Enactment of Role Models

All participants shared their awareness of the importance of having their own role models as well as the responsibility they felt for being role models for other women. According to participants, the law has strongly shaped their position and enhanced the possibilities to strengthen the corporate female portrait. Icelandic boards of directors typically consist of five members and the focus group participants confirm that they feel a difference after the legal regulation. “I could feel a great difference when there were three women in one of the seven boards that I was a member of. There was a change in the culture and the attitude,” said Maria.
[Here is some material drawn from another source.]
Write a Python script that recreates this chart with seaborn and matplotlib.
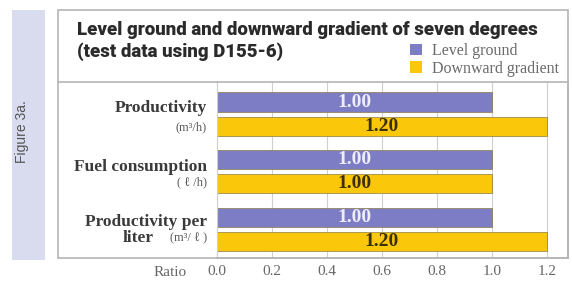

The participants confirmed trying to include more women on boards and ensure that companies realize the process of women development up to the career ladder.

Backlash

The women who participated in the focus group were concerned that they were experiencing some form of backlash and in particular that the “#metoo” revolution had made many men uncomfortable. Even though all participants supported the issue wholeheartedly and were sure of its purpose, they could feel a backlash in the boardroom. They acknowledged that the issue of “#metoo” was crucial and that it was necessary to take part in highlighting the mistreatment of women when they are not given equal rights, let alone positions of power. On the other hand, the participants confirmed they could feel that men were unsure of how they should react and this led them to reflect on the “good old days” when gender politics may have been less contentious or so much at the forefront of society. The participants also related these questions to the issue of judgment. They all agreed that women in business are treated differently by the media and the society. “When a woman CEO makes a mistake, it is blown out of portion both in politics and business,” said Eva. They all claimed to be familiar with cases where women were blamed for making a wrong decision while men were more likely to “get away with it.” Nevertheless, the participants believe that women are more honest in the media and elsewhere and are often made to pay for their actions.

5 Concluding Remarks

This chapter has illustrated that most of the issues women are facing on corporate boards worldwide are similar in Iceland as they are elsewhere. Even though after the law on the 40% quota, Iceland is demonstrably more progressive in these areas compared to other nations, there is still a set of questions that need to be addressed. Some of the women who made their way to corporate boards have had the opportunity to serve on multiple boards, what has created the so-called “golden skirts” effect with a new generation of women who work solely as professional board members. The agenda and dynamics of boards tend to change when women are included on them; moreover, the pressure to offer greater transparency of board functioning and activities is evident. Women bring different perspectives and interests to the discussion. For example, social responsibility and sustainability are not solely a female concern, but active engagement of women on boards is associated with a more intense consideration of the questions. Just as in Norway, female board directors in Iceland perceive themselves as having more influence, receiving more information, and being more engaged in social interaction after the quota regulation was implemented. Time will reveal if a backlash is only temporary and if women in business need to be aware of not losing what has been won. It is important to consider general public acceptance and promotion of women in upper management, males supporting their spouses and co-workers more. Iceland has put great value on egalitarianism, and as thus people need to support advances in gender equality at boards and in general on all levels. The attention Iceland has given to gender balance has focused on and had positive results for women; perhaps the scope will expand to include other issues such as gender identity and transgender or gender fluidity, again not necessary but a legitimate question to consider in the name of gender equality in the future.